* **Instructions for the task**
Return all of the data exactly, with nothing left out but the pictures.

-- Start of Data segment --

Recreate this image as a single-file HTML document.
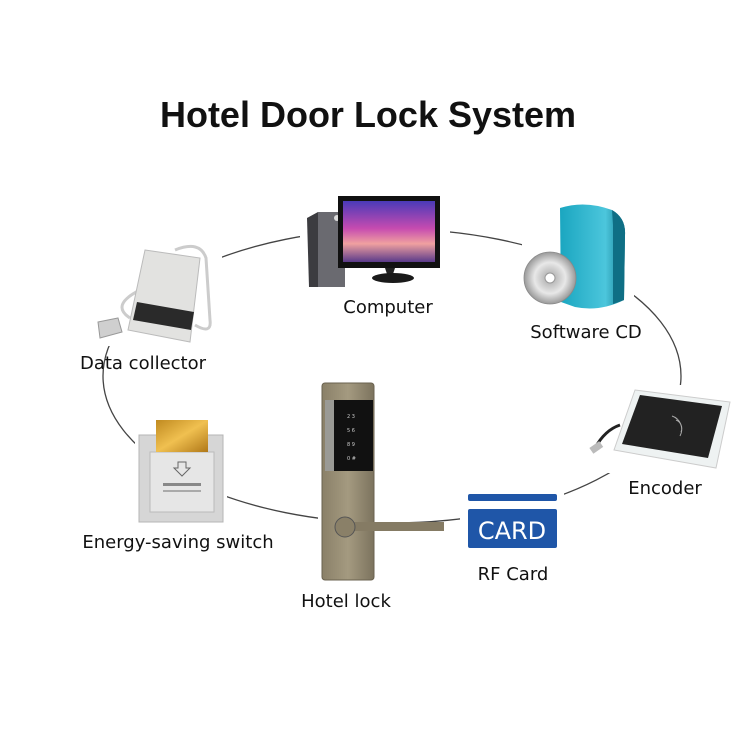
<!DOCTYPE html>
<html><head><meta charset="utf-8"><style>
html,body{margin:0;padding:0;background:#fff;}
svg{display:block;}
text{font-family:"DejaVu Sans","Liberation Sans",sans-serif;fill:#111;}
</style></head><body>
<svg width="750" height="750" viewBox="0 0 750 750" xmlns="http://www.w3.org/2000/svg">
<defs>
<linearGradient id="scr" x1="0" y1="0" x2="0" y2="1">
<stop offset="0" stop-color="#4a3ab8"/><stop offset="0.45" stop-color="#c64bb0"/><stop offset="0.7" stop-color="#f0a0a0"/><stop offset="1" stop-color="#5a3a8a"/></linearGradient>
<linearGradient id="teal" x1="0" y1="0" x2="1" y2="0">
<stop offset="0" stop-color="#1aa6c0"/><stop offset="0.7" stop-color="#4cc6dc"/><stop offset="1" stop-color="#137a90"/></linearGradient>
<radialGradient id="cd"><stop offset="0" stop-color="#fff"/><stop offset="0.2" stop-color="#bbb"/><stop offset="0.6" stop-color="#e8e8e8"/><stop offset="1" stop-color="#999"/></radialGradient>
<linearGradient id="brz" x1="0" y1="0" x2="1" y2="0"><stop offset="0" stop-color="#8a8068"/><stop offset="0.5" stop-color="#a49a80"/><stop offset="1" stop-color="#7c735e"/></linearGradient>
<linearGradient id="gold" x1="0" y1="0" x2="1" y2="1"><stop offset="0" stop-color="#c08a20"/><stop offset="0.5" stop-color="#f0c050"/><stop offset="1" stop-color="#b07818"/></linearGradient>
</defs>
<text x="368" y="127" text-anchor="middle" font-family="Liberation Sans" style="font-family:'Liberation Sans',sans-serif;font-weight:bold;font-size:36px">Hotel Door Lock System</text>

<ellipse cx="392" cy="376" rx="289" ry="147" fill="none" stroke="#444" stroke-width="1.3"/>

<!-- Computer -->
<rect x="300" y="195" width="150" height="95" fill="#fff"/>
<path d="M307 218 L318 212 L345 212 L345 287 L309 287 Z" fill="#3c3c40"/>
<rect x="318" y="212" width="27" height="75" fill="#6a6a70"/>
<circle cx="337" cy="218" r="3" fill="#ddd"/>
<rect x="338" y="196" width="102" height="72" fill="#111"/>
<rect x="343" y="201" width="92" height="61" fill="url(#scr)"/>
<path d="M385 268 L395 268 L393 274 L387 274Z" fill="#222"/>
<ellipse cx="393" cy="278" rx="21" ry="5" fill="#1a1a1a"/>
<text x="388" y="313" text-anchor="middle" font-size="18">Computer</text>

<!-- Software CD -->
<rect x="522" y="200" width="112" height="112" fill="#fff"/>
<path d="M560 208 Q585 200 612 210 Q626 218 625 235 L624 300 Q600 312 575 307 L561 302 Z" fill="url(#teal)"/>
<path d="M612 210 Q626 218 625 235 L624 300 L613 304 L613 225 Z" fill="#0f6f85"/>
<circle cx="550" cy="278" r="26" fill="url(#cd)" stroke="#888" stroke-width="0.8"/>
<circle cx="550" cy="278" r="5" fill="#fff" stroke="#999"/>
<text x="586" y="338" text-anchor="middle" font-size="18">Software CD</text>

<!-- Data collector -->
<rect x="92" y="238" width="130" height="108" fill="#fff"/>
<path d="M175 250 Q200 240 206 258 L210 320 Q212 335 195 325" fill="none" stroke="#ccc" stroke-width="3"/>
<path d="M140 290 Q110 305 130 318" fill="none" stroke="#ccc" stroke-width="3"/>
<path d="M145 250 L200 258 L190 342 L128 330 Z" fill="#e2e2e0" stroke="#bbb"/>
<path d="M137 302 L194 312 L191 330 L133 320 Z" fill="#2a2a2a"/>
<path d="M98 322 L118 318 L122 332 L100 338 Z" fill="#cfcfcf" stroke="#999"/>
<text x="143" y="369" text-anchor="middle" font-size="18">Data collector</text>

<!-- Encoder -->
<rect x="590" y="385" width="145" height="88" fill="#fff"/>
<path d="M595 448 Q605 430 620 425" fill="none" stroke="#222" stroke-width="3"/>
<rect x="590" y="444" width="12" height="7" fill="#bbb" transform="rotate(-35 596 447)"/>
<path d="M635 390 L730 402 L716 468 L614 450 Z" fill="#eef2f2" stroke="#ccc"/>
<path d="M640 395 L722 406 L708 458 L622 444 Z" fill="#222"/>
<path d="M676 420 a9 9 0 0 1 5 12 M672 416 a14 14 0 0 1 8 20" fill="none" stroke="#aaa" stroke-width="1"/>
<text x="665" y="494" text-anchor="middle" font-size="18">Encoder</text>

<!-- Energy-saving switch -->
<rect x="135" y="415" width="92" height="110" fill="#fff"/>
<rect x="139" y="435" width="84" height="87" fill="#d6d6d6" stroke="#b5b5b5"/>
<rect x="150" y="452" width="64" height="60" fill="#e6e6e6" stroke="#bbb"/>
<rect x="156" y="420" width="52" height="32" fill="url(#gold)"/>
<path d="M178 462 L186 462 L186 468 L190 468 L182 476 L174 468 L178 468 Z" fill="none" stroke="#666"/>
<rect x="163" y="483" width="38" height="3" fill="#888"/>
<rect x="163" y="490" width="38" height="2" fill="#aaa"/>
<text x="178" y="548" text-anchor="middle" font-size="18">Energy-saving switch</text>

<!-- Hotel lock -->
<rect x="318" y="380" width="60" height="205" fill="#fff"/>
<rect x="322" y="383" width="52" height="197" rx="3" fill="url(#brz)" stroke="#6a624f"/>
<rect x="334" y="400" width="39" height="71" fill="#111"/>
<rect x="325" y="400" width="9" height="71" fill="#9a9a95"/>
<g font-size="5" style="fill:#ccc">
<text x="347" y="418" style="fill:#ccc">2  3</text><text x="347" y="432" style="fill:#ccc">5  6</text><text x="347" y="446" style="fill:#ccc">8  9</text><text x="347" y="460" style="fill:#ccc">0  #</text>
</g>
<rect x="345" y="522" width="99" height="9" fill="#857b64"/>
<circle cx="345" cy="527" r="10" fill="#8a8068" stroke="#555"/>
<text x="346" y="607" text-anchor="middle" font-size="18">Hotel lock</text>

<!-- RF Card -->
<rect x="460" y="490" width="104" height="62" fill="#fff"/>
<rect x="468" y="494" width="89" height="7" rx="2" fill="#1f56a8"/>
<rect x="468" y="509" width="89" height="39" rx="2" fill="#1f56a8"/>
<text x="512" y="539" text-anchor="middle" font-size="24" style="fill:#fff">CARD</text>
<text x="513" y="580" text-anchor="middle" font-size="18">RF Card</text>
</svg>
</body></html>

-- End of Data segment --

* **Output**
Recreate this image as a single-file HTML document.
<!DOCTYPE html>
<html><head><meta charset="utf-8"><style>
html,body{margin:0;padding:0;background:#fff;}
svg{display:block;}
text{font-family:"DejaVu Sans","Liberation Sans",sans-serif;fill:#111;}
</style></head><body>
<svg width="750" height="750" viewBox="0 0 750 750" xmlns="http://www.w3.org/2000/svg">
<defs>
<linearGradient id="scr" x1="0" y1="0" x2="0" y2="1">
<stop offset="0" stop-color="#4a3ab8"/><stop offset="0.45" stop-color="#c64bb0"/><stop offset="0.7" stop-color="#f0a0a0"/><stop offset="1" stop-color="#5a3a8a"/></linearGradient>
<linearGradient id="teal" x1="0" y1="0" x2="1" y2="0">
<stop offset="0" stop-color="#1aa6c0"/><stop offset="0.7" stop-color="#4cc6dc"/><stop offset="1" stop-color="#137a90"/></linearGradient>
<radialGradient id="cd"><stop offset="0" stop-color="#fff"/><stop offset="0.2" stop-color="#bbb"/><stop offset="0.6" stop-color="#e8e8e8"/><stop offset="1" stop-color="#999"/></radialGradient>
<linearGradient id="brz" x1="0" y1="0" x2="1" y2="0"><stop offset="0" stop-color="#8a8068"/><stop offset="0.5" stop-color="#a49a80"/><stop offset="1" stop-color="#7c735e"/></linearGradient>
<linearGradient id="gold" x1="0" y1="0" x2="1" y2="1"><stop offset="0" stop-color="#c08a20"/><stop offset="0.5" stop-color="#f0c050"/><stop offset="1" stop-color="#b07818"/></linearGradient>
</defs>
<text x="368" y="127" text-anchor="middle" font-family="Liberation Sans" style="font-family:'Liberation Sans',sans-serif;font-weight:bold;font-size:36px">Hotel Door Lock System</text>

<ellipse cx="392" cy="376" rx="289" ry="147" fill="none" stroke="#444" stroke-width="1.3"/>

<!-- Computer -->
<rect x="300" y="195" width="150" height="95" fill="#fff"/>
<path d="M307 218 L318 212 L345 212 L345 287 L309 287 Z" fill="#3c3c40"/>
<rect x="318" y="212" width="27" height="75" fill="#6a6a70"/>
<circle cx="337" cy="218" r="3" fill="#ddd"/>
<rect x="338" y="196" width="102" height="72" fill="#111"/>
<rect x="343" y="201" width="92" height="61" fill="url(#scr)"/>
<path d="M385 268 L395 268 L393 274 L387 274Z" fill="#222"/>
<ellipse cx="393" cy="278" rx="21" ry="5" fill="#1a1a1a"/>
<text x="388" y="313" text-anchor="middle" font-size="18">Computer</text>

<!-- Software CD -->
<rect x="522" y="200" width="112" height="112" fill="#fff"/>
<path d="M560 208 Q585 200 612 210 Q626 218 625 235 L624 300 Q600 312 575 307 L561 302 Z" fill="url(#teal)"/>
<path d="M612 210 Q626 218 625 235 L624 300 L613 304 L613 225 Z" fill="#0f6f85"/>
<circle cx="550" cy="278" r="26" fill="url(#cd)" stroke="#888" stroke-width="0.8"/>
<circle cx="550" cy="278" r="5" fill="#fff" stroke="#999"/>
<text x="586" y="338" text-anchor="middle" font-size="18">Software CD</text>

<!-- Data collector -->
<rect x="92" y="238" width="130" height="108" fill="#fff"/>
<path d="M175 250 Q200 240 206 258 L210 320 Q212 335 195 325" fill="none" stroke="#ccc" stroke-width="3"/>
<path d="M140 290 Q110 305 130 318" fill="none" stroke="#ccc" stroke-width="3"/>
<path d="M145 250 L200 258 L190 342 L128 330 Z" fill="#e2e2e0" stroke="#bbb"/>
<path d="M137 302 L194 312 L191 330 L133 320 Z" fill="#2a2a2a"/>
<path d="M98 322 L118 318 L122 332 L100 338 Z" fill="#cfcfcf" stroke="#999"/>
<text x="143" y="369" text-anchor="middle" font-size="18">Data collector</text>

<!-- Encoder -->
<rect x="590" y="385" width="145" height="88" fill="#fff"/>
<path d="M595 448 Q605 430 620 425" fill="none" stroke="#222" stroke-width="3"/>
<rect x="590" y="444" width="12" height="7" fill="#bbb" transform="rotate(-35 596 447)"/>
<path d="M635 390 L730 402 L716 468 L614 450 Z" fill="#eef2f2" stroke="#ccc"/>
<path d="M640 395 L722 406 L708 458 L622 444 Z" fill="#222"/>
<path d="M676 420 a9 9 0 0 1 5 12 M672 416 a14 14 0 0 1 8 20" fill="none" stroke="#aaa" stroke-width="1"/>
<text x="665" y="494" text-anchor="middle" font-size="18">Encoder</text>

<!-- Energy-saving switch -->
<rect x="135" y="415" width="92" height="110" fill="#fff"/>
<rect x="139" y="435" width="84" height="87" fill="#d6d6d6" stroke="#b5b5b5"/>
<rect x="150" y="452" width="64" height="60" fill="#e6e6e6" stroke="#bbb"/>
<rect x="156" y="420" width="52" height="32" fill="url(#gold)"/>
<path d="M178 462 L186 462 L186 468 L190 468 L182 476 L174 468 L178 468 Z" fill="none" stroke="#666"/>
<rect x="163" y="483" width="38" height="3" fill="#888"/>
<rect x="163" y="490" width="38" height="2" fill="#aaa"/>
<text x="178" y="548" text-anchor="middle" font-size="18">Energy-saving switch</text>

<!-- Hotel lock -->
<rect x="318" y="380" width="60" height="205" fill="#fff"/>
<rect x="322" y="383" width="52" height="197" rx="3" fill="url(#brz)" stroke="#6a624f"/>
<rect x="334" y="400" width="39" height="71" fill="#111"/>
<rect x="325" y="400" width="9" height="71" fill="#9a9a95"/>
<g font-size="5" style="fill:#ccc">
<text x="347" y="418" style="fill:#ccc">2  3</text><text x="347" y="432" style="fill:#ccc">5  6</text><text x="347" y="446" style="fill:#ccc">8  9</text><text x="347" y="460" style="fill:#ccc">0  #</text>
</g>
<rect x="345" y="522" width="99" height="9" fill="#857b64"/>
<circle cx="345" cy="527" r="10" fill="#8a8068" stroke="#555"/>
<text x="346" y="607" text-anchor="middle" font-size="18">Hotel lock</text>

<!-- RF Card -->
<rect x="460" y="490" width="104" height="62" fill="#fff"/>
<rect x="468" y="494" width="89" height="7" rx="2" fill="#1f56a8"/>
<rect x="468" y="509" width="89" height="39" rx="2" fill="#1f56a8"/>
<text x="512" y="539" text-anchor="middle" font-size="24" style="fill:#fff">CARD</text>
<text x="513" y="580" text-anchor="middle" font-size="18">RF Card</text>
</svg>
</body></html>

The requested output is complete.